Factbox: Country, company Libya evacuation plans

(Reuters) - Following are details on countries and companies evacuating nationals and employees from Libya or closing operations.

* denotes new or updated item.



-- A Bulgarian government airplane took off for the Libyan capital, Tripoli, and a second plane will depart later on Tuesday to evacuate Bulgarian citizens there, the foreign ministry said on Tuesday. About 1,500 Bulgarians live and work in Libya, some in Libya’s second biggest city of Benghazi.


-- France said on Tuesday it is sending three military planes to Tripoli to evacuate French nationals from Libya.

-- The planes will leave later on Tuesday for Libya. Some 750 French people live in Libya, and Foreign Minister Michele Alliot-Marie said France’s ambassador there would help them reach the airport safely.


-- Foreign Minister Guido Westerwelle said all Germans remaining in Libya should leave the country. The Foreign Ministry would assist their repatriation where necessary.


- A Greek cargo ship sailed to Libya to evacuate Greek nationals, the foreign ministry said on Tuesday. The cargo ship ‘Minerva Antonia’ reached the Ra’s Lanuf port close to Syrte in Libya and will repatriate Greek citizens tomorrow, the Greek foreign ministry said in a statement.

-- About 300 Greeks live in Libya, a foreign ministry official said. The government has also said it would send military C-130 transport aircraft.


-- Iran has stopped its oil related activities in Libya and will evacuate staff from its National Iranian Drilling Company in the next 48 hours, the semi-official Mehr news agency reported on Tuesday.

-- Fifteen Iranian members of staff will be evacuated, Mehr said. The Mehr report said the Iranian company was involved in technical aspects of drilling for oil.


-- Italy plans to send a flight to Tripoli on Tuesday to bring back Italians who want to leave Libya, a Foreign Ministry source said.


-- Kyodo news agency reported that about 20 Japanese people in Libya are set to leave the country on Tuesday on charter flights. About 50-60 Japanese are still in the country.


-- A Dutch military plane has been given permission to land in Tripoli to evacuate Dutch citizens, the Dutch defense ministry said on Tuesday confirming a television report.

-- The foreign ministry said on Monday there were about 150 Dutch citizens in Libya.


-- Russia sent the first of four planes to Libya on Tuesday to begin evacuating some 500 of its citizens and 700 non-Russian employees of Russia’s state-owned railroad company, Russian Railways, the Emergency Situations Ministry said.

-- “Overall 1,263 people are due to be evacuated: 563 Russian citizens working in Libya and 700 Turkish and Serbian citizens, working under contracts with Russian Railways,” ministry spokeswoman Irina Andrianova said, according to Itar-Tass.

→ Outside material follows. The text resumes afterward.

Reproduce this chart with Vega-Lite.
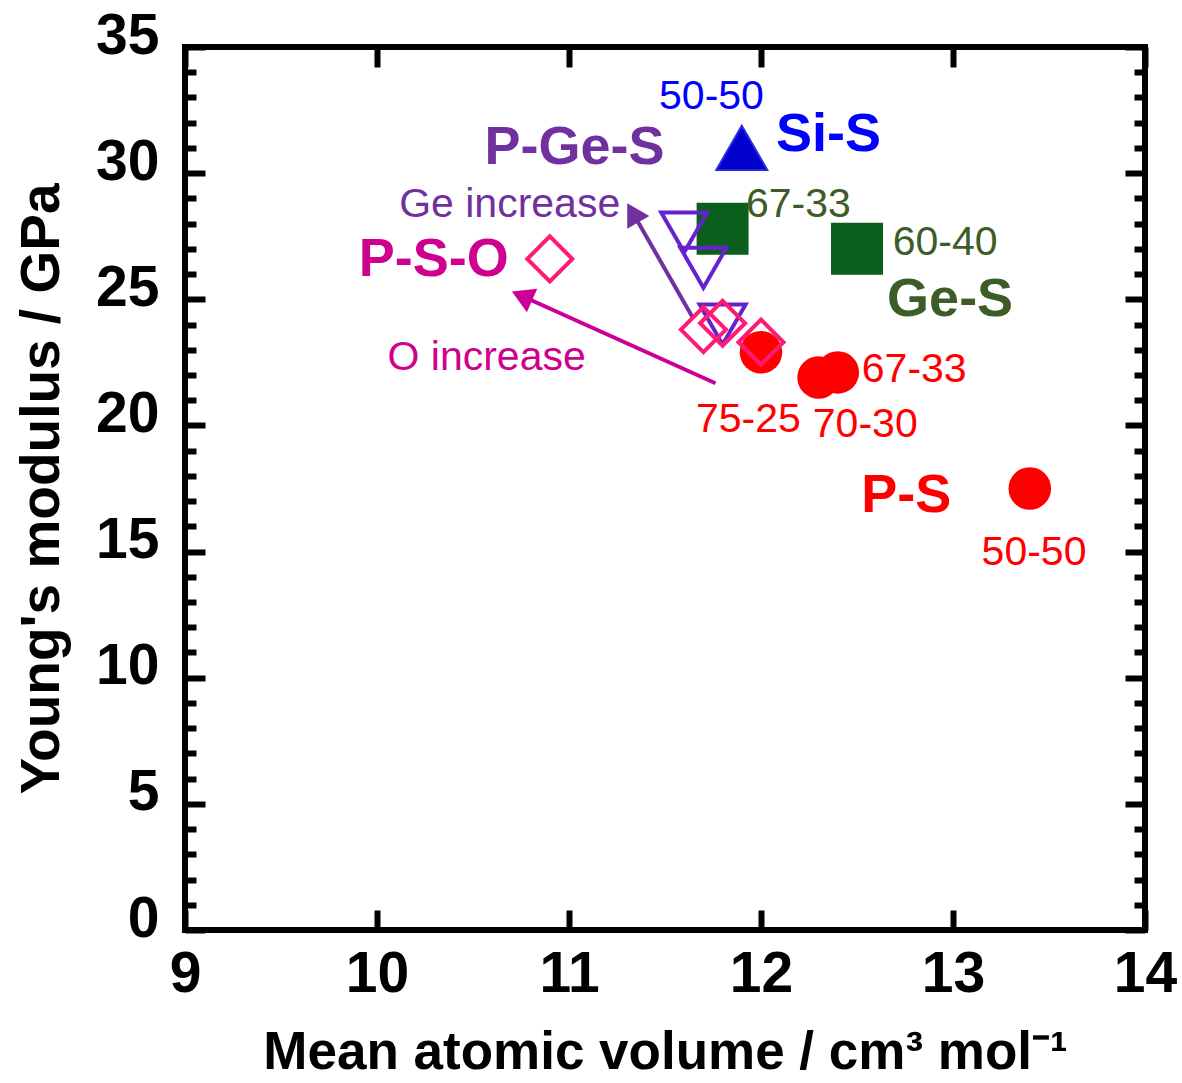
{
  "$schema": "https://vega.github.io/schema/vega-lite/v6.json",
  "width": 960,
  "height": 883,
  "autosize": {"type": "none"},
  "padding": {"left": 185, "top": 47, "right": 37, "bottom": 153},
  "background": "white",
  "config": {
    "view": {"stroke": "black", "strokeWidth": 6},
    "font": "Liberation Sans",
    "axis": {
      "grid": false,
      "domain": false,
      "labelFlush": false,
      "labelOverlap": false,
      "tickColor": "black",
      "tickWidth": 6,
      "labelFont": "Liberation Sans",
      "labelFontWeight": "bold",
      "labelFontSize": 57,
      "labelColor": "black",
      "titleFont": "Liberation Sans",
      "titleFontWeight": "bold",
      "titleFontSize": 55,
      "titleColor": "black"
    }
  },
  "datasets": {
    "points": [
      {"series": "Ge-S", "x": 11.8, "y": 27.8},
      {"series": "Ge-S", "x": 12.5, "y": 27.0},
      {"series": "Si-S", "x": 11.9, "y": 31.0},
      {"series": "P-S", "x": 12.0, "y": 22.9},
      {"series": "P-S", "x": 12.3, "y": 21.9},
      {"series": "P-S", "x": 12.4, "y": 22.1},
      {"series": "P-S", "x": 13.4, "y": 17.5},
      {"series": "P-Ge-S", "x": 11.6, "y": 27.65},
      {"series": "P-Ge-S", "x": 11.7, "y": 26.25},
      {"series": "P-Ge-S", "x": 11.8, "y": 24.0},
      {"series": "P-S-O", "x": 10.9, "y": 26.6},
      {"series": "P-S-O", "x": 11.7, "y": 23.8},
      {"series": "P-S-O", "x": 11.8, "y": 24.05},
      {"series": "P-S-O", "x": 12.0, "y": 23.3}
    ],
    "arrows": [
      {"arrow": "Ge", "x": 11.642, "y": 24.31, "x2": 11.332, "y2": 28.43},
      {"arrow": "O", "x": 11.763, "y": 21.67, "x2": 10.755, "y2": 25.13}
    ],
    "tags": [
      {"text": "50-50", "series": "Si-S", "x": 11.742, "y": 33.02},
      {"text": "Ge increase", "series": "P-Ge-S", "x": 10.691, "y": 28.74},
      {"text": "67-33", "series": "Ge-S", "x": 12.195, "y": 28.74},
      {"text": "60-40", "series": "Ge-S", "x": 12.959, "y": 27.23},
      {"text": "O increase", "series": "P-S-O", "x": 10.571, "y": 22.67},
      {"text": "67-33", "series": "P-S", "x": 12.798, "y": 22.2},
      {"text": "75-25", "series": "P-S", "x": 11.934, "y": 20.21},
      {"text": "70-30", "series": "P-S", "x": 12.543, "y": 20.02},
      {"text": "50-50", "series": "P-S", "x": 13.422, "y": 14.94}
    ],
    "names": [
      {"text": "Si-S", "series": "Si-S", "x": 12.351, "y": 31.51},
      {"text": "P-Ge-S", "series": "P-Ge-S", "x": 11.029, "y": 30.99},
      {"text": "Ge-S", "series": "Ge-S", "x": 12.985, "y": 24.97},
      {"text": "P-S-O", "series": "P-S-O", "x": 10.296, "y": 26.56},
      {"text": "P-S", "series": "P-S", "x": 12.757, "y": 17.2}
    ]
  },
  "resolve": {
    "axis": {"x": "independent", "y": "independent"},
    "scale": {"color": "independent"}
  },
  "layer": [
    {
      "data": {"name": "points"},
      "transform": [{"filter": "datum.series === 'Ge-S'"}],
      "mark": {"type": "point", "shape": "square", "filled": true, "size": 2700, "color": "#0b5e1c", "opacity": 1},
      "encoding": {
        "x": {
          "field": "x", "type": "quantitative",
          "scale": {"domain": [9, 14], "nice": false, "zero": false},
          "axis": {
            "orient": "bottom",
            "values": [9, 10, 11, 12, 13, 14],
            "tickSize": -20,
            "labelPadding": 36,
            "title": "Mean atomic volume / cm³ mol⁻¹",
            "titleFontSize": 53,
            "titlePadding": 24
          }
        },
        "y": {
          "field": "y", "type": "quantitative",
          "scale": {"domain": [0, 35], "nice": false, "zero": false},
          "axis": {
            "orient": "left",
            "values": [0, 1, 2, 3, 4, 5, 6, 7, 8, 9, 10, 11, 12, 13, 14, 15, 16, 17, 18, 19, 20, 21, 22, 23, 24, 25, 26, 27, 28, 29, 30, 31, 32, 33, 34, 35],
            "labelExpr": "datum.value % 5 === 0 ? datum.label : ''",
            "tickSize": {"condition": {"test": "datum.value % 5 === 0", "value": -20}, "value": -11},
            "labelPadding": 46,
            "labelOffset": -11,
            "title": "Young's modulus / GPa",
            "titlePadding": 25
          }
        }
      }
    },
    {
      "data": {"name": "points"},
      "mark": {"type": "point", "opacity": 0},
      "encoding": {
        "x": {
          "field": "x", "type": "quantitative",
          "scale": {"domain": [9, 14], "nice": false, "zero": false},
          "axis": {"orient": "top", "values": [9, 10, 11, 12, 13, 14], "tickSize": -20, "labels": false, "title": null}
        },
        "y": {
          "field": "y", "type": "quantitative",
          "scale": {"domain": [0, 35], "nice": false, "zero": false},
          "axis": {
            "orient": "right",
            "values": [0, 1, 2, 3, 4, 5, 6, 7, 8, 9, 10, 11, 12, 13, 14, 15, 16, 17, 18, 19, 20, 21, 22, 23, 24, 25, 26, 27, 28, 29, 30, 31, 32, 33, 34, 35],
            "tickSize": {"condition": {"test": "datum.value % 5 === 0", "value": -20}, "value": -11},
            "labels": false,
            "title": null
          }
        }
      }
    },
    {
      "data": {"name": "points"},
      "transform": [{"filter": "datum.series === 'Si-S'"}],
      "mark": {"type": "point", "shape": "triangle-up", "filled": true, "size": 2600, "fill": "#0000cc", "stroke": "#2a2ae6", "strokeWidth": 2, "opacity": 1},
      "encoding": {
        "x": {"field": "x", "type": "quantitative", "axis": null},
        "y": {"field": "y", "type": "quantitative", "axis": null}
      }
    },
    {
      "data": {"name": "points"},
      "transform": [{"filter": "datum.series === 'P-S'"}],
      "mark": {"type": "point", "shape": "circle", "filled": true, "size": 1810, "color": "#ff0000", "opacity": 1},
      "encoding": {
        "x": {"field": "x", "type": "quantitative", "axis": null},
        "y": {"field": "y", "type": "quantitative", "axis": null}
      }
    },
    {
      "data": {"name": "arrows"},
      "transform": [{"filter": "datum.arrow === 'Ge'"}],
      "mark": {"type": "rule", "color": "#7030a0", "strokeWidth": 4},
      "encoding": {
        "x": {"field": "x", "type": "quantitative", "axis": null},
        "y": {"field": "y", "type": "quantitative", "axis": null},
        "x2": {"field": "x2"},
        "y2": {"field": "y2"}
      }
    },
    {
      "data": {"name": "arrows"},
      "transform": [{"filter": "datum.arrow === 'Ge'"}],
      "mark": {"type": "point", "shape": "triangle-up", "filled": true, "size": 650, "color": "#7030a0", "opacity": 1, "angle": 330},
      "encoding": {
        "x": {"field": "x2", "type": "quantitative", "axis": null},
        "y": {"field": "y2", "type": "quantitative", "axis": null}
      }
    },
    {
      "data": {"name": "arrows"},
      "transform": [{"filter": "datum.arrow === 'O'"}],
      "mark": {"type": "rule", "color": "#cc0099", "strokeWidth": 4},
      "encoding": {
        "x": {"field": "x", "type": "quantitative", "axis": null},
        "y": {"field": "y", "type": "quantitative", "axis": null},
        "x2": {"field": "x2"},
        "y2": {"field": "y2"}
      }
    },
    {
      "data": {"name": "arrows"},
      "transform": [{"filter": "datum.arrow === 'O'"}],
      "mark": {"type": "point", "shape": "triangle-up", "filled": true, "size": 650, "color": "#cc0099", "opacity": 1, "angle": 294},
      "encoding": {
        "x": {"field": "x2", "type": "quantitative", "axis": null},
        "y": {"field": "y2", "type": "quantitative", "axis": null}
      }
    },
    {
      "data": {"name": "points"},
      "transform": [{"filter": "datum.series === 'P-Ge-S'"}],
      "mark": {"type": "point", "shape": "triangle-down", "filled": false, "size": 2116, "stroke": "#6622cc", "strokeWidth": 4, "opacity": 1},
      "encoding": {
        "x": {"field": "x", "type": "quantitative", "axis": null},
        "y": {"field": "y", "type": "quantitative", "axis": null}
      }
    },
    {
      "data": {"name": "points"},
      "transform": [{"filter": "datum.series === 'P-S-O'"}],
      "mark": {"type": "point", "shape": "diamond", "filled": false, "size": 2025, "stroke": "#ff1a75", "strokeWidth": 4, "opacity": 1},
      "encoding": {
        "x": {"field": "x", "type": "quantitative", "axis": null},
        "y": {"field": "y", "type": "quantitative", "axis": null}
      }
    },
    {
      "data": {"name": "tags"},
      "mark": {"type": "text", "font": "Liberation Sans", "fontSize": 41, "align": "center", "baseline": "middle"},
      "encoding": {
        "x": {"field": "x", "type": "quantitative", "axis": null},
        "y": {"field": "y", "type": "quantitative", "axis": null},
        "text": {"field": "text"},
        "color": {
          "field": "series", "type": "nominal", "legend": null,
          "scale": {"domain": ["Si-S", "Ge-S", "P-Ge-S", "P-S-O", "P-S"], "range": ["#0000ff", "#3d5c27", "#7030a0", "#d0008f", "#ff0000"]}
        }
      }
    },
    {
      "data": {"name": "names"},
      "mark": {"type": "text", "font": "Liberation Sans", "fontWeight": "bold", "fontSize": 54, "align": "center", "baseline": "middle"},
      "encoding": {
        "x": {"field": "x", "type": "quantitative", "axis": null},
        "y": {"field": "y", "type": "quantitative", "axis": null},
        "text": {"field": "text"},
        "color": {
          "field": "series", "type": "nominal", "legend": null,
          "scale": {"domain": ["Si-S", "Ge-S", "P-Ge-S", "P-S-O", "P-S"], "range": ["#0000ff", "#3d5c27", "#7030a0", "#d0008f", "#ff0000"]}
        }
      }
    }
  ]
}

-- Serbian planes slated to evacuate Serbian citizens from Libya are still awaiting permits from authorities there, defense minister Dragan Sutanovac said.

-- Also, as many as 230 people have formed a Serbian-language Facebook group dubbed Serbs in Libya to exchange information about developments there. According to messages, all Serbs in Libya were safe.


-- Some 3,000 Tunisians crossed the border at Dhiba and Ben Gerden in southern Tunisia on Monday night, and another 1,200 are expected to be evacuated by air on Tuesday to Tunisia’s capital, state media reported.

-- Tunisia has at least 30,000 nationals in Libya and officials fear they could become targets because of Tunisia’s role in inspiring uprisings across the Arab world:


-- Nearly 600 Turks were evacuated at the weekend from Benghazi where many Turkish firms are active. Anatolian news agency reported another 250 Turks were being taken by bus from eastern Libya to the Egyptian city of Alexandria.

-- Turkey’s Foreign Trade Minister Zafer Caglayan said looters had attacked Turkish companies, which have projects in Libya worth more than $15 billion, and officials estimated there were 25,000 Turks working there.

-- Turkish companies, mostly construction firms, have some $15.3 billion worth of projects in Libya, Caglayan said. Among some 200 Turkish construction firms are active there, including Tekfen Holding and TAV Construction


-- The United States has ordered all non-emergency personnel to leave Libya. The U.S. State Department, also warning embassy family members to leave the country, said protests, violence and looting were possible during the next several days.


-- Yemeni Television said on Monday President Ali Abdullah Saleh had instructed the national airline to send flights to Libya to bring home Yemenis, including students.



-- A spokesman for Dutch builder Royal BAM said it had secured the safety of 10 expatriate employees in Libya and was investigating the best way to evacuate them.

-- He added that the company also subcontracted 200 unskilled employees, mainly of Filipino and Thai origin, and it had taken measures to ensure their safety in the country.

-- BAM provides tank construction and maintenance services for oil and gas firms in Libya, the spokesman said.


-- Spain’s Repsol shut down its oil output in Libya and the country’s marine oil terminals were blocked on Tuesday. Repsol is the second oil firm after BASF unit Wintershall to say it has stopped production in Libya. The move means that up to 135,000 barrels of oil per day (bpd), more than 8 percent of supply from Libya, has been shut down.


-- Oil major Royal Dutch Shell said on Tuesday that all its expatriate employees and their dependants in Libya, involved primarily in the company’s exploration activities in the country, had been relocated.


-- “We are now organizing to fly out our people out of Libya. There are a good 100 of them there, mostly in Tripoli,” a spokesman said.


-- The Norwegian fertilizer giant said on Tuesday it was closing its Lifeco joint venture in Libya as fear of growing turmoil in the country could put its 1,200 employees at risk.